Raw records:
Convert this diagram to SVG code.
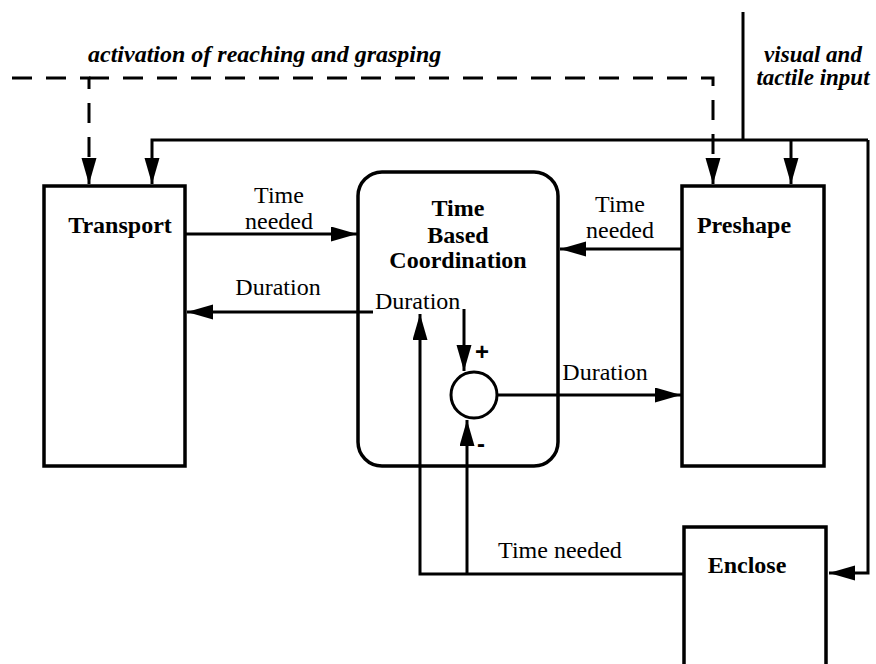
<svg xmlns="http://www.w3.org/2000/svg" width="876" height="664" viewBox="0 0 876 664">
<defs>
<marker id="ah" markerUnits="userSpaceOnUse" markerWidth="27" markerHeight="16" refX="26" refY="7.5" orient="auto">
<path d="M0,0 L26,7.5 L0,15 Z" fill="#000"/>
</marker>
<style>
.box{fill:#fff;stroke:#000;stroke-width:3.5}
.ln{fill:none;stroke:#000;stroke-width:3}
.dash{fill:none;stroke:#000;stroke-width:3;stroke-dasharray:20 14}
.t{font-family:"Liberation Serif",serif;font-size:24px;fill:#000}
.b{font-family:"Liberation Serif",serif;font-size:24px;font-weight:bold;fill:#000}
.bi{font-family:"Liberation Serif",serif;font-size:24px;font-weight:bold;font-style:italic;fill:#000}
.s{font-family:"Liberation Sans",sans-serif;font-size:24px;font-weight:bold;fill:#000}
</style>
</defs>
<rect width="876" height="664" fill="#fff"/>
<g id="connectors">
<path class="dash" d="M12,78 H89 V184" marker-end="url(#ah)"/>
<path class="dash" d="M89,78 H713 V184" marker-end="url(#ah)"/>
<path class="ln" d="M743,12 V140"/>
<path class="ln" d="M868,140 H152 V184" marker-end="url(#ah)"/>
<path class="ln" d="M791,140 V184" marker-end="url(#ah)"/>
<path class="ln" d="M868,140 V573 H829" marker-end="url(#ah)"/>
<path class="ln" d="M185,234 H357" marker-end="url(#ah)"/>
<path class="ln" d="M682,249 H560" marker-end="url(#ah)"/>
<path class="ln" d="M373,312 H187" marker-end="url(#ah)"/>
<path class="ln" d="M464,309 V371" marker-end="url(#ah)"/>
<path class="ln" d="M497,395 H681" marker-end="url(#ah)"/>
<path class="ln" d="M684,574 H420 V314" marker-end="url(#ah)"/>
<path class="ln" d="M467,574 V420" marker-end="url(#ah)"/>
</g>
<g id="transport">
<rect class="box" x="44" y="186" width="141" height="280"/>
<text class="b" x="120" y="233" text-anchor="middle">Transport</text>
</g>
<g id="preshape">
<rect class="box" x="682" y="186" width="142" height="280"/>
<text class="b" x="744" y="233" text-anchor="middle">Preshape</text>
</g>
<g id="enclose">
<path class="box" d="M684,666 V527 H826 V666"/>
<text class="b" x="747" y="573" text-anchor="middle">Enclose</text>
</g>
<g id="coordination">
<rect x="358" y="172" width="200" height="294" rx="24" ry="24" fill="none" stroke="#000" stroke-width="3.5"/>
<text class="b" x="458" y="216" text-anchor="middle">Time</text>
<text class="b" x="458" y="243" text-anchor="middle">Based</text>
<text class="b" x="458" y="268" text-anchor="middle">Coordination</text>
<text class="t" x="375" y="309">Duration</text>
</g>
<g id="sum">
<circle cx="474" cy="395" r="23" fill="#fff" stroke="#000" stroke-width="3"/>
<text class="s" x="482" y="360" text-anchor="middle">+</text>
<text class="s" x="481" y="452" text-anchor="middle">-</text>
</g>
<g id="labels">
<text class="bi" x="88" y="62">activation of reaching and grasping</text>
<text class="bi" x="813" y="62" text-anchor="middle" style="font-size:23px">visual and</text>
<text class="bi" x="813" y="85" text-anchor="middle" style="font-size:23px">tactile input</text>
<text class="t" x="279" y="203" text-anchor="middle">Time</text>
<text class="t" x="279" y="229" text-anchor="middle">needed</text>
<text class="t" x="620" y="212" text-anchor="middle">Time</text>
<text class="t" x="620" y="238" text-anchor="middle">needed</text>
<text class="t" x="278" y="295" text-anchor="middle">Duration</text>
<text class="t" x="605" y="380" text-anchor="middle">Duration</text>
<text class="t" x="560" y="558" text-anchor="middle">Time needed</text>
</g>
</svg>
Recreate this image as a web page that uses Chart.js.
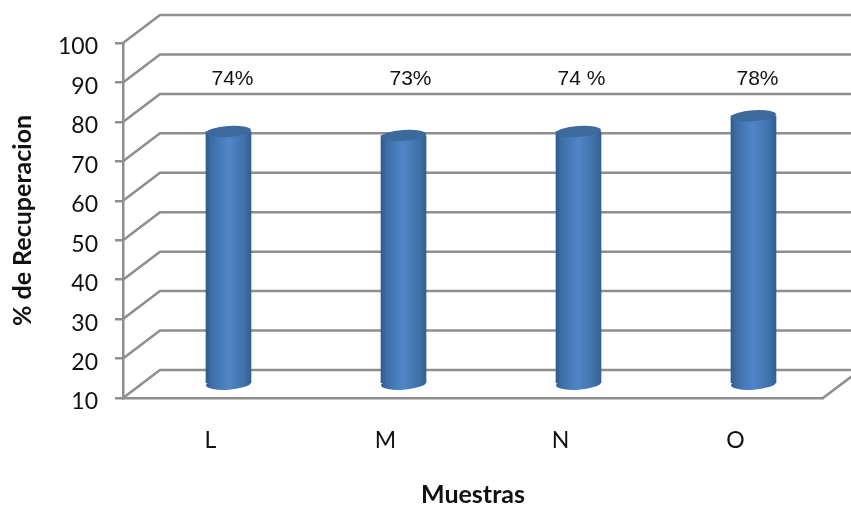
<!DOCTYPE html>
<html>
<head>
<meta charset="utf-8">
<title>% de Recuperacion</title>
<script src="https://cdn.jsdelivr.net/npm/chart.js@4"></script>
<style>
  html, body { margin: 0; padding: 0; background: #fff; }
  canvas { display: block; }
</style>
</head>
<body>
<canvas id="chart" width="851" height="506"></canvas>
<script>
// data
const categories = ["L", "M", "N", "O"];
const recuperacion = [74, 73, 74, 78];
const barLabels = ["74%", "73%", "74 %", "78%"];
const yTicks = [10, 20, 30, 40, 50, 60, 70, 80, 90, 100];

// fake 3D depth of the wall and floor
const depthX = 37;
const depthY = -28;
const gridColor = "#8e8e8e";
const barWidth = 45;
// the labels were hand placed in the original, not quite centred
const labelShift = [22, 25, 21, 22];

function barGradient(c) {
  const x = c.chart.scales.x ? c.chart.scales.x.getPixelForValue(c.dataIndex) : NaN;
  if (!Number.isFinite(x)) return "#4a7ebb";  // scales not laid out yet
  const g = c.chart.ctx.createLinearGradient(x - barWidth / 2, 0, x + barWidth / 2, 0);
  g.addColorStop(0, "#2f5a8c");
  g.addColorStop(0.12, "#3d6ea8");
  g.addColorStop(0.5, "#5086c8");
  g.addColorStop(0.85, "#3f70aa");
  g.addColorStop(1, "#34608f");
  return g;
}

// back wall, floor and side wall lines
const wallPlugin = {
  id: "wall",
  beforeDatasetsDraw(chart) {
    const { ctx, scales, chartArea } = chart;
    ctx.save();
    ctx.strokeStyle = gridColor;
    ctx.lineWidth = 2.5;
    yTicks.forEach(t => {
      const y = scales.y.getPixelForValue(t);
      ctx.beginPath();
      ctx.moveTo(chartArea.left, y);
      ctx.lineTo(chartArea.left + depthX, y + depthY);
      ctx.lineTo(chart.width, y + depthY);
      ctx.stroke();
    });
    const floor = scales.y.getPixelForValue(yTicks[0]);
    ctx.beginPath();
    ctx.moveTo(chartArea.right, floor);
    ctx.lineTo(chartArea.right + depthX, floor + depthY);
    ctx.stroke();
    ctx.restore();
  },
  // bars stand in the middle of the floor depth, so shift them back
  beforeDatasetDraw(chart) {
    const { ctx } = chart;
    ctx.save();
    ctx.translate(depthX / 2 - 0.5, depthY / 2);
    chart.getDatasetMeta(0).data.forEach((bar, i) => {
      ctx.fillStyle = barGradient({ chart, dataIndex: i });
      ctx.beginPath();
      ctx.ellipse(bar.x, bar.base + 1, barWidth / 2, 6, -0.07, 0, Math.PI * 2);
      ctx.fill();
    });
  },
  afterDatasetDraw(chart) {
    const { ctx } = chart;
    chart.getDatasetMeta(0).data.forEach(bar => {
      ctx.fillStyle = "#3c6a9c";
      ctx.beginPath();
      ctx.ellipse(bar.x, bar.y, barWidth / 2, 5.5, -0.07, 0, Math.PI * 2);
      ctx.fill();
    });
    ctx.restore();
  },
  afterDatasetsDraw(chart) {
    const { ctx, scales } = chart;
    ctx.save();
    ctx.fillStyle = "#111";
    ctx.font = '21px "Liberation Sans"';
    ctx.textAlign = "center";
    ctx.textBaseline = "middle";
    barLabels.forEach((txt, i) => {
      ctx.fillText(txt, scales.x.getPixelForValue(i) + labelShift[i], scales.y.getPixelForValue(90.9));
    });
    ctx.restore();
  }
};

new Chart(document.getElementById("chart"), {
  type: "bar",
  data: {
    labels: categories,
    datasets: [{
      data: recuperacion,
      base: 10,
      backgroundColor: barGradient,
      hoverBackgroundColor: barGradient,
      borderWidth: 0,
      barThickness: barWidth,
      clip: false
    }]
  },
  plugins: [wallPlugin],
  options: {
    responsive: false,
    animation: false,
    layout: { padding: { top: 43, right: 28, bottom: 0, left: 0 } },
    plugins: { legend: { display: false }, tooltip: { enabled: false } },
    scales: {
      x: {
        afterFit(s) { s.height = 108; },
        grid: { display: false },
        border: { display: true, color: gridColor, width: 2.5 },
        ticks: { color: "#111", font: { family: "Lato", size: 23 }, padding: 21, maxRotation: 0 },
        title: {
          display: true,
          text: "Muestras",
          color: "#111",
          font: { family: "Lato", size: 25, weight: "bold" },
          padding: { top: 24, bottom: -4 }
        }
      },
      y: {
        min: 10,
        max: 100,
        afterFit(s) { s.width = 123; },
        grid: { drawOnChartArea: false, drawTicks: true, tickLength: 8, color: gridColor, lineWidth: 2.5 },
        border: { display: true, color: gridColor, width: 2.5 },
        ticks: { stepSize: 10, color: "#111", font: { family: "Lato", size: 23 }, padding: 17, labelOffset: 4 },
        title: {
          display: true,
          text: "% de Recuperacion",
          color: "#111",
          font: { family: "Lato", size: 25, weight: "bold" },
          padding: { top: 8, bottom: 0 }
        }
      }
    }
  }
});
</script>
</body>
</html>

*THE PROBLEM:* Select all lines in the listing above where the word "this" appears, and show them.

*RESULT OF THE TASK:*
Convert this diagram to SVG code.
Recreate this image as a web page that uses Chart.js.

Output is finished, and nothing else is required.